In Pakistan, tens of thousands of people protest after Friday prayers. In Beirut, hundreds tried to storm the French ambassador’s residence. Similar scenes were reported in Islamabad. Egypt’s Religious Affairs Minister is one of the few conciliatory voices.
Beirut (AsiaNews/Agencies) – Tens of thousands of Muslims, from Pakistan to Lebanon via the Palestinian Territories, took to the streets yesterday at the end of Friday prayers to protest against France and its president, Emmanuel Macron.
This represents the latest chapter in a confrontation over freedom of thought and the right to satire between the French leader and Islamic hard-line extremists and their political backers, first of all Turkish president Recep Tayyip Erdoğan.
The conflict restarted after satirical magazine Charlie Hebdo republished its controversial Muhammad cartoons. The trail of blood left by their publication got longer recently with the beheading of history teacher Samuel Paty and the killing of three people at Nice cathedral on Thursday.
In Lebanon, hundreds of people took to the streets in Beirut, marching on the Palais des Pins, the official residence of the French ambassador.
Riot police and members of the security forces blocked the road and set up a perimeter around the diplomatic mission.
Waving black and white flags with Islamist insignia, Sunni Islamist activists shouted: "At your service, oh prophet of God." Some slung stones at police who responded with tear gas.
In Jerusalem, hundreds of Palestinians protested against Macron outside Al-Aqsa mosque, Islam’s third holiest site, chanting “With our souls and with our blood we sacrifice for our prophet, Mohammad.”
Clashes broke out in Jerusalem’s Old City, resulting in some arrests. In the Gaza Strip, Hamas organised anti-French protests outside local mosques.
Iran’s supreme leader Ayatollah Ali Khamenei attacked the French president, calling Macron’s defence of the controversial cartoons a "stupid act" and an "insult" to those who voted for him.
In Pakistan's capital Islamabad, protests turned violent as some 2,000 people tried to march toward the French Embassy but were pushed back by police firing tear gas and beating protesters with batons. Several people were injured.
In Pakistan's eastern city of Lahore, some 10,000 followers of the radical Islamic Tehreek-e-Labbaik party celebrating the Mawlid, the birthday of the Prophet Muhammad, took to the streets, chanting anti-France slogans.
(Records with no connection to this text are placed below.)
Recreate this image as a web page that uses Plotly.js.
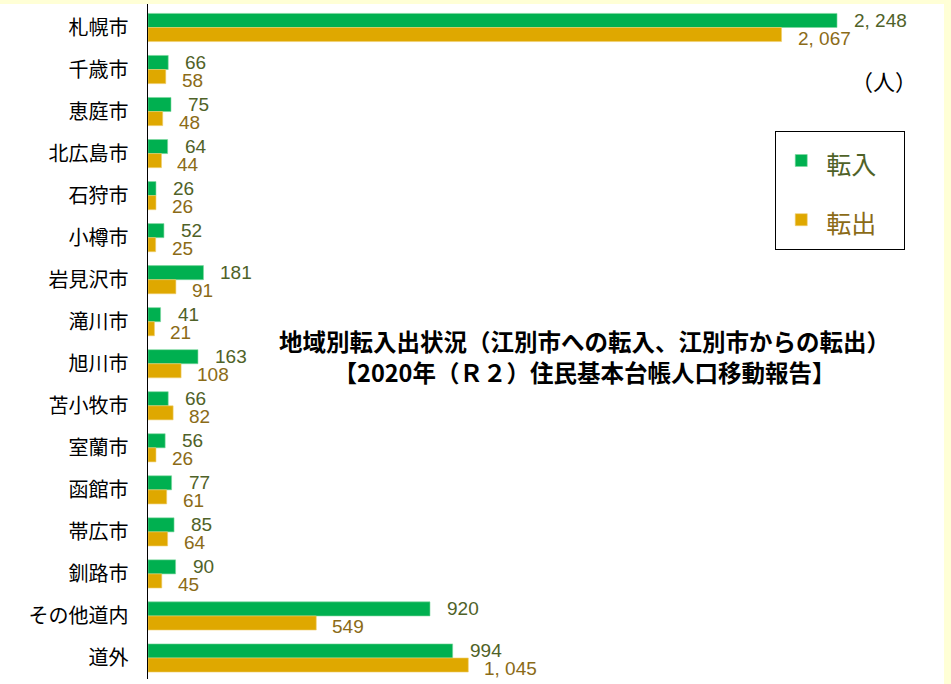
<!DOCTYPE html>
<html>
<head>
<meta charset="utf-8">
<script src="https://cdn.plot.ly/plotly-3.0.1.min.js"></script>
<style>html,body{margin:0;padding:0;background:#FFFFD6;}#chart{width:951px;height:684px;}</style>
</head>
<body>
<div id="chart"></div>
<script>
const categories = ['札幌市','千歳市','恵庭市','北広島市','石狩市','小樽市','岩見沢市','滝川市','旭川市','苫小牧市','室蘭市','函館市','帯広市','釧路市','その他道内','道外'];
const tennyu = [2248,66,75,64,26,52,181,41,163,66,56,77,85,90,920,994];
const tenshutsu = [2067,58,48,44,26,25,91,21,108,82,26,61,64,45,549,1045];
const seriesNames = ['転入','転出'];
const titleLines = ['地域別転入出状況（江別市への転入、江別市からの転出）','【2020年（Ｒ２）住民基本台帳人口移動報告】'];
const unitLabel = '（人）';

const GREEN = '#00B050', ORANGE = '#DFA800';
const GREEN_TXT = '#4F6228', ORANGE_TXT = '#8B6B17';
const CJK = '"Noto Sans CJK JP", "Noto Sans", sans-serif';
const NARROW = '"Liberation Sans Narrow", "Liberation Sans", sans-serif';

function fmt(v){ return v.toLocaleString('en-US').replace(/,/g, ', '); }
function legendName(t, col){ return '<span style="color:'+col+';font-size:25px">'+t+'</span>\u00a0\u00a0\u00a0'; }

const traces = [
  {type:'bar', orientation:'h', y:categories, x:tennyu, name:legendName(seriesNames[0], GREEN_TXT),
   marker:{color:GREEN, line:{color:'#7ED9A0', width:0.6}}, legendgroup:'a', hoverinfo:'x'},
  {type:'bar', orientation:'h', y:categories, x:tenshutsu, name:legendName(seriesNames[1], ORANGE_TXT),
   marker:{color:ORANGE, line:{color:'#F0CF70', width:0.6}}, legendgroup:'b', hoverinfo:'x'}
];

const annotations = [];
categories.forEach((c,i)=>{
  annotations.push({x:tennyu[i], y:c, xref:'x', yref:'y', text:fmt(tennyu[i]), showarrow:false,
    xanchor:'left', yanchor:'middle', xshift:15, yshift:7, font:{family:NARROW, size:19, color:GREEN_TXT, stretch:'condensed'}});
  annotations.push({x:tenshutsu[i], y:c, xref:'x', yref:'y', text:fmt(tenshutsu[i]), showarrow:false,
    xanchor:'left', yanchor:'middle', xshift:14, yshift:-11, font:{family:NARROW, size:19, color:ORANGE_TXT, stretch:'condensed'}});
});
annotations.push({xref:'paper', yref:'paper', x:0.925, y:0.887, text:unitLabel, showarrow:false,
  xanchor:'center', yanchor:'middle', font:{family:CJK, size:22, color:'#000'}});
annotations.push({xref:'paper', yref:'paper', x:0.548, y:0.478, text:'<b>'+titleLines[0]+'</b><br><b>'+titleLines[1]+'</b>',
  showarrow:false, xanchor:'center', yanchor:'middle', align:'center',
  font:{family:CJK, size:23.5, color:'#000'}});

const layout = {
  width:951, height:684,
  margin:{l:148, r:7, t:4, b:5, pad:0},
  paper_bgcolor:'#FFFFD6', plot_bgcolor:'#FFFFFF',
  barmode:'group', bargap:0.33, bargroupgap:0,
  showlegend:true,
  legend:{x:0.788, y:0.812, xanchor:'left', yanchor:'top', bgcolor:'#FFFFFF', bordercolor:'#000', borderwidth:1,
    font:{family:CJK, size:34}, traceorder:'grouped', tracegroupgap:12, itemwidth:40},
  xaxis:{range:[0,2597], showgrid:false, zeroline:false, showticklabels:false, showline:false, ticks:''},
  yaxis:{type:'category', autorange:'reversed', showgrid:false, zeroline:false, showline:true, linecolor:'#000', linewidth:1.5,
    ticks:'', ticklabelstandoff:14, tickfont:{family:CJK, size:20, color:'#000'}},
  shapes:[{type:'rect', xref:'paper', yref:'paper', x0:-0.2, x1:1, y0:-0.1, y1:1, fillcolor:'#FFFFFF', line:{width:0}, layer:'below'}],
  annotations:annotations
};
Plotly.newPlot('chart', traces, layout, {displayModeBar:false, staticPlot:true});
</script>
</body>
</html>
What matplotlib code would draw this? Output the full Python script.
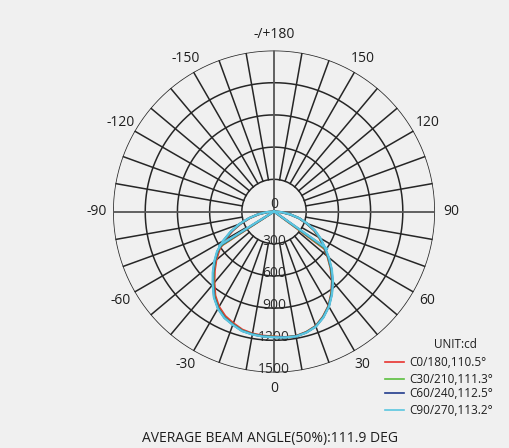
import numpy as np
import matplotlib
matplotlib.use("Agg")
import matplotlib.pyplot as plt
from matplotlib.lines import Line2D

plt.rcParams['font.family'] = ['Open Sans', 'DejaVu Sans']

# ---- data ----
gamma = [0, 5, 10, 15, 20, 25, 30, 35, 40, 45, 50, 55, 60, 65, 70, 75, 80, 85, 90]
# C0 side (positive angles, right) and C180 side (negative angles, left), cd
c0_right  = [1170, 1175, 1178, 1162, 1135, 1080, 1015, 930, 840, 745, 650, 560, 485, 410, 320, 240, 150, 70, 0]
c0_left   = [1165, 1162, 1155, 1140, 1108, 1075, 1025, 955, 865, 782, 702, 622, 525, 428, 330, 232, 145, 65, 0]
c30_right = [1172, 1176, 1180, 1164, 1137, 1083, 1018, 934, 845, 750, 655, 566, 490, 414, 323, 242, 151, 70, 0]
c30_left  = [1168, 1166, 1160, 1148, 1118, 1088, 1038, 968, 878, 796, 716, 636, 538, 438, 338, 238, 148, 68, 0]
c60_right = [1174, 1177, 1181, 1166, 1139, 1086, 1021, 938, 850, 756, 661, 572, 495, 418, 326, 244, 152, 71, 0]
c60_left  = [1170, 1168, 1162, 1151, 1121, 1092, 1042, 973, 884, 802, 722, 642, 545, 443, 342, 241, 150, 69, 0]
c90_right = [1176, 1178, 1182, 1168, 1141, 1089, 1024, 942, 855, 762, 667, 578, 500, 422, 330, 246, 153, 72, 0]
c90_left  = [1172, 1170, 1164, 1153, 1124, 1095, 1046, 977, 889, 808, 728, 648, 550, 448, 346, 244, 152, 70, 0]

# half-intensity (50%) points: (angle left, angle right, intensity)
half_left_angle  = [57.0, 57.3, 57.8, 58.2]
half_right_angle = [53.5, 54.0, 54.7, 55.0]
half_left_cd     = [598, 598, 600, 600]
half_right_cd    = [600, 600, 602, 602]

series_labels = ["C0/180,110.5°", "C30/210,111.3°", "C60/240,112.5°", "C90/270,113.2°"]
series_colors = ["#e8332f", "#5cbf3f", "#213b8c", "#5bc6e0"]

radial_ticks = [0, 300, 600, 900, 1200, 1500]
angle_ticks = [0, 30, 60, 90, 120, 150, 180, -150, -120, -90, -60, -30]
angle_labels = ["0", "30", "60", "90", "120", "150", "-/+180", "-150", "-120", "-90", "-60", "-30"]
title_text = "AVERAGE BEAM ANGLE(50%):111.9 DEG"
unit_text = "UNIT:cd"

# ---- figure ----
bg = "#f0f0f0"
fig = plt.figure(figsize=(5.10, 4.48), dpi=100, facecolor=bg)
ax = fig.add_axes([0.2216, 0.1685, 0.6314, 0.71875], projection='polar')
ax.set_facecolor(bg)
ax.set_theta_zero_location('S')
ax.set_theta_direction(1)
ax.set_ylim(0, 1500)
ax.grid(False)
ax.set_xticks([])
ax.set_yticks([])
ax.spines['polar'].set_visible(False)

gc = "#262626"
t = np.linspace(0, 2 * np.pi, 721)
for r in radial_ticks[1:]:
    ax.plot(t, np.full_like(t, r), color=gc, lw=1.1, zorder=1)
for a in range(0, 360, 10):
    th = np.deg2rad(a)
    if a % 90 == 0:
        ax.plot([th, th], [0, 1500], color="#555555", lw=1.3, zorder=1)
    else:
        ax.plot([th, th], [300, 1500], color=gc, lw=1.1, zorder=1)

# angle labels
for a, lab in zip(angle_ticks, angle_labels):
    ax.text(np.deg2rad(a), 1650, lab, ha='center', va='center', fontsize=10,
            color="#1e1e1e", clip_on=False)

# radial labels
for r in radial_ticks:
    if r == 0:
        ax.text(0, 0, "0", ha='center', va='bottom', fontsize=10, color="#2a2a2a", zorder=3)
    else:
        ax.text(0, r - 25, str(r), ha='center', va='center', fontsize=10, color="#2a2a2a", zorder=3)

# curves
rights = [c0_right, c30_right, c60_right, c90_right]
lefts = [c0_left, c30_left, c60_left, c90_left]
g = np.array(gamma, dtype=float)
for i in range(4):
    ang = np.concatenate([-g[::-1], g[1:]])
    val = np.concatenate([np.array(lefts[i])[::-1], np.array(rights[i])[1:]])
    col = series_colors[i]
    ax.plot(np.deg2rad(ang), val, color=col, lw=1.6, zorder=4 + i)
    ax.plot([0, np.deg2rad(-half_left_angle[i])], [0, half_left_cd[i]], color=col, lw=1.6, zorder=4 + i)
    ax.plot([0, np.deg2rad(half_right_angle[i])], [0, half_right_cd[i]], color=col, lw=1.6, zorder=4 + i)

# legend (manual)
W, H = 510.0, 448.0
fig.text(455 / W, 1 - 344 / H, unit_text, ha='center', va='center', fontsize=8.5, color="#1e1e1e")
leg_y = [362, 379, 393, 410]
for i in range(4):
    y = 1 - leg_y[i] / H
    fig.add_artist(Line2D([385 / W, 404 / W], [y, y], color=series_colors[i], lw=1.2))
    fig.text(409 / W, y, series_labels[i], ha='left', va='center', fontsize=8.5, color="#1e1e1e")

fig.text(270 / W, 1 - 438 / H, title_text, ha='center', va='center', fontsize=10, color="#1e1e1e")

fig.savefig("out.png", dpi=100, facecolor=bg)
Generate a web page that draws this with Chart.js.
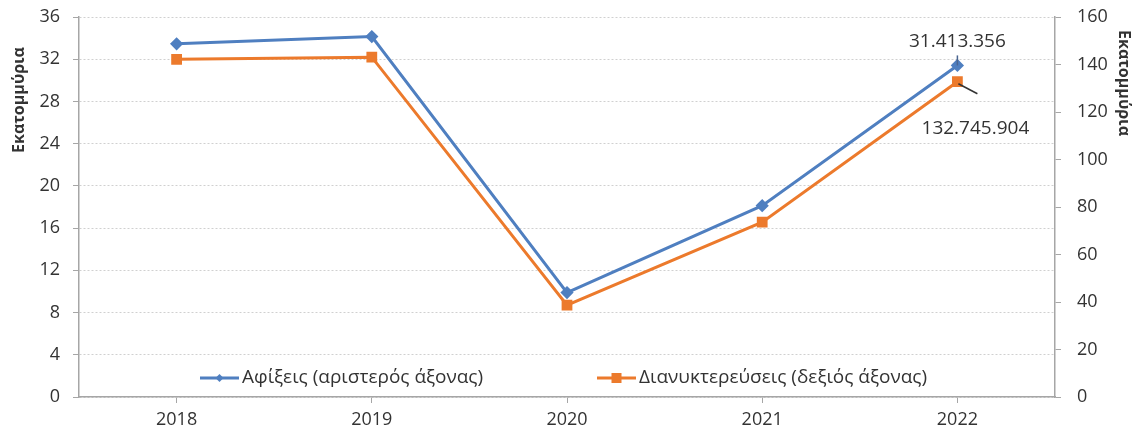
<!DOCTYPE html>
<html>
<head>
<meta charset="utf-8">
<script src="https://cdn.jsdelivr.net/npm/chart.js@4"></script>
<style>
  html, body { margin: 0; padding: 0; background: #fff; }
  #wrap { width: 1137px; height: 434px; }
</style>
</head>
<body>
<div id="wrap"><canvas id="myChart" width="1137" height="434"></canvas></div>
<script>
(function () {
// years on the x axis
var years = ['2018', '2019', '2020', '2021', '2022'];
// arrivals, millions (left axis)
var arrivals = [33.46, 34.15, 9.89, 18.13, 31.413356];
// overnight stays, millions (right axis)
var overnights = [142.2, 143.1, 38.7, 73.6, 132.745904];
var seriesNames = ['Αφίξεις (αριστερός άξονας)', 'Διανυκτερεύσεις (δεξιός άξονας)'];
var axisTitle = 'Εκατομμύρια';
// value labels shown next to the last points
var lastLabels = ['31.413.356', '132.745.904'];
var leftAxis = { min: 0, max: 36, step: 4 };
var rightAxis = { min: 0, max: 160, step: 20 };

var blue = '#4f7fc0';
var orange = '#ec7a2c';
var textColor = '#333333';
var font = 'Open Sans';

// legend, axis titles and value callouts
var extras = {
  id: 'extras',
  afterDraw: function (chart) {
    var c = chart.ctx;
    var area = chart.chartArea;
    c.save();

    // axis titles
    c.fillStyle = textColor;
    c.font = 'bold 16px "' + font + '"';
    c.textAlign = 'center';
    c.textBaseline = 'middle';
    c.save();
    c.translate(19, 100);
    c.rotate(-Math.PI / 2);
    c.fillText(axisTitle, 0, 0);
    c.restore();
    c.save();
    c.translate(1124, 83);
    c.rotate(Math.PI / 2);
    c.fillText(axisTitle, 0, 0);
    c.restore();

    // legend inside the plot area
    var ly = area.bottom - 19;
    var items = [
      { x: 200, color: blue, shape: 'diamond', text: seriesNames[0] },
      { x: 597, color: orange, shape: 'square', text: seriesNames[1] }
    ];
    items.forEach(function (it) {
      c.strokeStyle = it.color;
      c.lineWidth = 3;
      c.beginPath();
      c.moveTo(it.x, ly);
      c.lineTo(it.x + 39, ly);
      c.stroke();
      c.fillStyle = it.color;
      var mx = it.x + 19.5;
      if (it.shape === 'diamond') {
        c.beginPath();
        c.moveTo(mx, ly - 4);
        c.lineTo(mx + 4, ly);
        c.lineTo(mx, ly + 4);
        c.lineTo(mx - 4, ly);
        c.closePath();
        c.fill();
      } else {
        c.fillRect(mx - 5, ly - 5, 10, 10);
      }
      c.fillStyle = textColor;
      c.font = '19px "' + font + '"';
      c.textAlign = 'left';
      c.textBaseline = 'middle';
      c.fillText(it.text, it.x + 42, ly);
    });

    // callouts for the 2022 values
    var pA = chart.getDatasetMeta(0).data[4];
    var pO = chart.getDatasetMeta(1).data[4];
    c.font = '19px "' + font + '"';
    c.textAlign = 'center';
    c.textBaseline = 'middle';
    c.fillStyle = textColor;
    c.strokeStyle = '#4a6590';
    c.lineWidth = 1.5;
    c.beginPath();
    c.moveTo(pA.x, pA.y - 10);
    c.lineTo(pA.x, pA.y);
    c.stroke();
    c.fillText(lastLabels[0], pA.x, pA.y - 24);

    c.strokeStyle = '#333333';
    c.beginPath();
    c.moveTo(pO.x + 1, pO.y + 2);
    c.lineTo(pO.x + 20, pO.y + 12);
    c.stroke();
    c.fillText(lastLabels[1], pO.x + 18, pO.y + 47);

    c.restore();
  }
};

var tickFont = { family: font, size: 18 };

// fixed axis sizes; drop the label overhang so the plot top follows layout.padding
function fixWidth(w) {
  return function (s) {
    s.width = w;
    s.paddingTop = 0;
    s.paddingBottom = 0;
  };
}

var ctx = document.getElementById('myChart');
var myChart = new Chart(ctx, {
  type: 'line',
  data: {
    labels: years,
    datasets: [{
      label: seriesNames[0],
      data: arrivals,
      yAxisID: 'yLeft',
      borderColor: blue,
      backgroundColor: blue,
      borderWidth: 3,
      pointStyle: 'rectRot',
      pointRadius: 4.5,
      pointHoverRadius: 4.5,
      tension: 0
    }, {
      label: seriesNames[1],
      data: overnights,
      yAxisID: 'yRight',
      borderColor: orange,
      backgroundColor: orange,
      borderWidth: 3,
      pointStyle: 'rect',
      pointRadius: 5.5,
      pointHoverRadius: 5.5,
      tension: 0
    }]
  },
  options: {
    responsive: false,
    animation: false,
    events: [],
    layout: { padding: { top: 17, left: 0, right: 0, bottom: 0 } },
    plugins: {
      legend: { display: false },
      tooltip: { enabled: false }
    },
    scales: {
      x: {
        offset: true,
        grid: {
          offset: false,
          drawOnChartArea: false,
          tickLength: 6,
          color: '#a6a6a6'
        },
        border: { color: '#a6a6a6', width: 1.5 },
        ticks: { color: textColor, font: tickFont, padding: 6, maxRotation: 0 },
        afterFit: function (s) { s.height = 37; s.paddingLeft = 0; s.paddingRight = 0; }
      },
      yLeft: {
        position: 'left',
        min: leftAxis.min,
        max: leftAxis.max,
        ticks: { stepSize: leftAxis.step, color: textColor, font: tickFont, padding: 13 },
        grid: { color: '#d0d0d0', tickLength: 6, tickColor: '#a6a6a6', tickBorderDash: [] },
        border: { color: '#a6a6a6', width: 1.5, dash: [2, 2] },
        afterFit: fixWidth(79)
      },
      yRight: {
        position: 'right',
        min: rightAxis.min,
        max: rightAxis.max,
        ticks: { stepSize: rightAxis.step, color: textColor, font: tickFont, padding: 16 },
        grid: { drawOnChartArea: false, tickLength: 6, color: '#a6a6a6' },
        border: { color: '#a6a6a6', width: 1.5 },
        afterFit: fixWidth(82)
      }
    }
  },
  plugins: [extras]
});
})();
</script>
</body>
</html>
A local religious leader shouted "There is only punishment for blasphemy" and the crowd responded by shouting "beheading, beheading". In Multan, demonstrators burnt Macron in effigy, calling on Pakistan to cut ties with France and boycott French goods.
Cries of "Death to France" rang out in Afghanistan's capital of Kabul and several other provinces. Protesters called for the French embassy to be shut down, French imports be stopped and French citizens not allowed into the country.
One of the few conciliatory voices came from Egypt where the Religious Affairs Minister, in a sermon broadcast yesterday on state television, denounced all forms of violent response to the publication of the Muhammed cartoons.
"Love of the prophet cannot be expressed by killing, sabotaging or responding to evil with evil," said Mohamed Mokhtar Gomaa, addressing dozens of worshippers at a mosque in Egypt's Delta province of Daqahleya.